The ram caught in the thicket was a unique creature created at the twilight of the First Shabbat of Creation. The ram connects Avrahm's descendants to the Exodus experience when they slaughter a ram for Pesach. The ram was considered a symbol of a major god by the Egyptians.

When a ram was offered in place of Isaac, Avraham understood the role of his children in the scheme of the Creator’s grand plan. Those ashes smoldering on the altar were actually a dramatic affirmation of life. From that point on, when an offering was made on the altar in the Temple, HaShem will see the ashes of His firstborn, Israel. He will see the unquestioning faithfulness of Avraham instilled in his descendants offering--not useless death--but life in daily service to God and humanity.

Isaac was bound so that he could give his life, willingly. At Sinai, his descendants willingly offered themselves as God's servants. Today, the Jewish People remain bound (even binding themselves with tefillin) to Torah as a nation of living priests who will serve at the very site of the Binding in a House of Prayer for All Nations. That's why site of this dramatic event was called Yerih-shalem or "G-d will see." Interestingly, the gematria of Yireh Shalem is 242, also the gematria for the Ha Bechora (The First-Born)

The contemporary Western mind is frustrated by the written narrative of the Akeidah.

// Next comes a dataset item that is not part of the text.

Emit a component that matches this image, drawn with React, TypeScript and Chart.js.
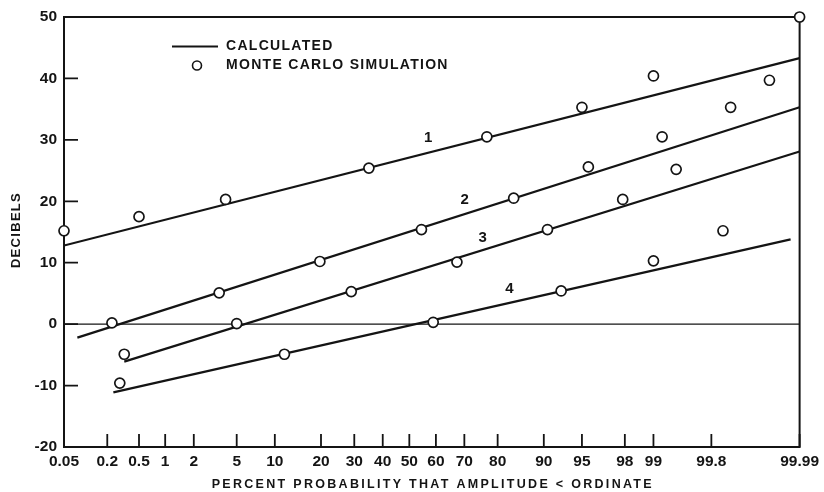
import React, { useEffect, useRef } from "react";
import { Chart, registerables } from "chart.js";

Chart.register(...registerables);

// ---- data ----
const probTicks = [0.05, 0.2, 0.5, 1, 2, 5, 10, 20, 30, 40, 50, 60, 70, 80, 90, 95, 98, 99, 99.8, 99.99];
const dbTicks = [-20, -10, 0, 10, 20, 30, 40, 50];

const simProb = [0.05, 0.5, 4, 35, 77, 95, 99, 99.97, 99.89, 99.2, 95.6, 99.45, 84, 97.9, 54.6, 90.6, 99.86, 19.7, 67.5, 99, 3.5, 29, 92.6, 0.23, 5, 59, 0.33, 11.7, 0.29, 99.99];
const simDb = [15.2, 17.5, 20.3, 25.4, 30.5, 35.3, 40.4, 39.7, 35.3, 30.5, 25.6, 25.2, 20.5, 20.3, 15.4, 15.4, 15.2, 10.2, 10.1, 10.3, 5.1, 5.3, 5.4, 0.2, 0.1, 0.3, -4.9, -4.9, -9.6, 50];

const calc1Prob = [0.05, 99.99];
const calc1Db = [12.8, 43.3];
const calc2Prob = [0.078, 99.99];
const calc2Db = [-2.2, 35.3];
const calc3Prob = [0.33, 99.99];
const calc3Db = [-6.1, 28.1];
const calc4Prob = [0.24, 99.986];
const calc4Db = [-11.1, 13.8];

const curveLabels = ["1", "2", "3", "4"];
const curveLabelProb = [57.1, 70.1, 75.8, 83];
const curveLabelDb = [30.4, 20.3, 14.1, 5.7];

// inverse standard normal CDF (Acklam), input in percent
function probit(pct: number): number {
  const p = pct / 100;
  const a = [-3.969683028665376e1, 2.209460984245205e2, -2.759285104469687e2, 1.38357751867269e2, -3.066479806614716e1, 2.506628277459239];
  const b = [-5.447609879822406e1, 1.615858368580409e2, -1.556989798598866e2, 6.680131188771972e1, -1.328068155288572e1];
  const c = [-7.784894002430293e-3, -3.223964580411365e-1, -2.400758277161838, -2.549732539343734, 4.374664141464968, 2.938163982698783];
  const d = [7.784695709041462e-3, 3.224671290700398e-1, 2.445134137142996, 3.754408661907416];
  const pl = 0.02425;
  if (p < pl) {
    const q = Math.sqrt(-2 * Math.log(p));
    return (((((c[0] * q + c[1]) * q + c[2]) * q + c[3]) * q + c[4]) * q + c[5]) / ((((d[0] * q + d[1]) * q + d[2]) * q + d[3]) * q + 1);
  }
  if (p > 1 - pl) {
    const q = Math.sqrt(-2 * Math.log(1 - p));
    return -(((((c[0] * q + c[1]) * q + c[2]) * q + c[3]) * q + c[4]) * q + c[5]) / ((((d[0] * q + d[1]) * q + d[2]) * q + d[3]) * q + 1);
  }
  const q = p - 0.5;
  const r = q * q;
  return ((((((a[0] * r + a[1]) * r + a[2]) * r + a[3]) * r + a[4]) * r + a[5]) * q) / (((((b[0] * r + b[1]) * r + b[2]) * r + b[3]) * r + b[4]) * r + 1);
}

const pts = (ps: number[], ds: number[]) => ps.map((p, i) => ({ x: probit(p), y: ds[i] }));

const INK = "#141414";
const FONT = "'Liberation Sans', Arial, Helvetica, sans-serif";

const framePlugin = {
  id: "frame",
  beforeDatasetsDraw(chart: any) {
    const { ctx, chartArea: a, scales } = chart;
    ctx.save();
    // zero line
    const y0 = scales.y.getPixelForValue(0);
    ctx.strokeStyle = INK;
    ctx.lineWidth = 1.4;
    ctx.beginPath();
    ctx.moveTo(a.left, y0);
    ctx.lineTo(a.right, y0);
    ctx.stroke();
    // inward ticks
    ctx.lineWidth = 1.8;
    ctx.beginPath();
    dbTicks.forEach((v) => {
      const y = scales.y.getPixelForValue(v);
      ctx.moveTo(a.left, y);
      ctx.lineTo(a.left + 14, y);
    });
    probTicks.forEach((p) => {
      const x = scales.x.getPixelForValue(probit(p));
      ctx.moveTo(x, a.bottom);
      ctx.lineTo(x, a.bottom - 13);
    });
    ctx.stroke();
    // frame
    ctx.lineWidth = 2;
    ctx.strokeRect(a.left, a.top, a.right - a.left, a.bottom - a.top);
    ctx.restore();
  },
  afterDraw(chart: any) {
    const { ctx, chartArea: a, scales } = chart;
    ctx.save();
    ctx.fillStyle = INK;
    ctx.strokeStyle = INK;
    ctx.textBaseline = "middle";
    // curve numbers
    ctx.font = `bold 15px ${FONT}`;
    ctx.textAlign = "center";
    curveLabels.forEach((t, i) => {
      ctx.fillText(t, scales.x.getPixelForValue(probit(curveLabelProb[i])), scales.y.getPixelForValue(curveLabelDb[i]));
    });
    // legend
    const lx = a.left + 108;
    const ly = a.top + 29.5;
    ctx.lineWidth = 2.2;
    ctx.beginPath();
    ctx.moveTo(lx, ly);
    ctx.lineTo(lx + 46, ly);
    ctx.stroke();
    ctx.lineWidth = 1.6;
    ctx.beginPath();
    ctx.arc(lx + 25, ly + 19, 4.5, 0, Math.PI * 2);
    ctx.fillStyle = "#fff";
    ctx.fill();
    ctx.stroke();
    ctx.fillStyle = INK;
    ctx.textAlign = "left";
    ctx.font = `bold 14px ${FONT}`;
    (ctx as any).letterSpacing = "1.3px";
    ctx.fillText("CALCULATED", lx + 54, ly);
    ctx.fillText("MONTE CARLO SIMULATION", lx + 54, ly + 19);
    // x title
    ctx.textAlign = "center";
    ctx.font = `bold 12.5px ${FONT}`;
    (ctx as any).letterSpacing = "2.3px";
    ctx.fillText("PERCENT PROBABILITY THAT AMPLITUDE < ORDINATE", (a.left + a.right) / 2 + 1, a.bottom + 38);
    // y title
    ctx.font = `bold 13px ${FONT}`;
    (ctx as any).letterSpacing = "1.3px";
    ctx.translate(16, (a.top + a.bottom) / 2 - 2);
    ctx.rotate(-Math.PI / 2);
    ctx.fillText("DECIBELS", 0, 0);
    ctx.restore();
  },
};

export default function App() {
  const ref = useRef<HTMLCanvasElement | null>(null);
  useEffect(() => {
    if (!ref.current) return;
    const lineDs = (ps: number[], ds: number[]) => ({
      type: "line" as const,
      data: pts(ps, ds),
      borderColor: INK,
      borderWidth: 2.2,
      pointRadius: 0,
      fill: false,
      tension: 0,
    });
    const chart = new Chart(ref.current, {
      type: "scatter",
      data: {
        datasets: [
          {
            data: pts(simProb, simDb),
            pointStyle: "circle",
            pointRadius: 5,
            pointBorderWidth: 1.7,
            pointBackgroundColor: "#fff",
            pointBorderColor: INK,
            showLine: false,
            clip: false,
          } as any,
          lineDs(calc1Prob, calc1Db),
          lineDs(calc2Prob, calc2Db),
          lineDs(calc3Prob, calc3Db),
          lineDs(calc4Prob, calc4Db),
        ],
      },
      options: {
        animation: false,
        responsive: false,
        layout: { padding: { top: 17, right: 20, left: 0, bottom: 0 } },
        plugins: { legend: { display: false }, tooltip: { enabled: false } },
        scales: {
          x: {
            type: "linear",
            min: probit(0.05),
            max: probit(99.99),
            grid: { display: false, drawTicks: false },
            border: { display: false },
            afterBuildTicks: (s: any) => {
              s.ticks = probTicks.map((p) => ({ value: probit(p) }));
            },
            afterFit: (s: any) => {
              s.height = 45;
            },
            ticks: {
              autoSkip: false,
              maxRotation: 0,
              padding: 5,
              color: INK,
              font: { family: FONT, size: 15.5, weight: "bold" },
              callback: (_v: any, i: number) => String(probTicks[i]),
            },
          },
          y: {
            min: -20,
            max: 50,
            grid: { display: false, drawTicks: false },
            border: { display: false },
            afterBuildTicks: (s: any) => {
              s.ticks = dbTicks.map((v) => ({ value: v }));
            },
            afterFit: (s: any) => {
              s.width = 64;
            },
            ticks: {
              padding: 7,
              color: INK,
              font: { family: FONT, size: 15.5, weight: "bold" },
              callback: (v: any) => String(v),
            },
          },
        },
      } as any,
      plugins: [framePlugin],
    });
    return () => chart.destroy();
  }, []);
  return (
    <div style={{ position: "fixed", left: 0, top: 0, width: 824, height: 492, background: "#fff" }}>
      <canvas ref={ref} width={824} height={492} style={{ width: 824, height: 492, display: "block" }} />
    </div>
  );
}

It seems to create more questions than it answers. But that quality of the narrative is a lesson in itself. By not providing easy answers, G-d is demonstrating that His people must always maintain that state of mind known as emunah, or trust.

The Akeidah was the turning point that represented a unique individual’s commitment to G-d. It flowered at Sinai when a unique multitude made their commitment to the Creator when they heard the words of Torah for the first time, their unquestioning response echoed the faith of Avraham when they said, “We will do and we will hear!” The creation of Israel represented a unique partnership with G-d. The being of every Jew is rooted in the Akeidah, a model of utter, unquestioning faith and lives lived fully in holy service to the Creator and all of humanity.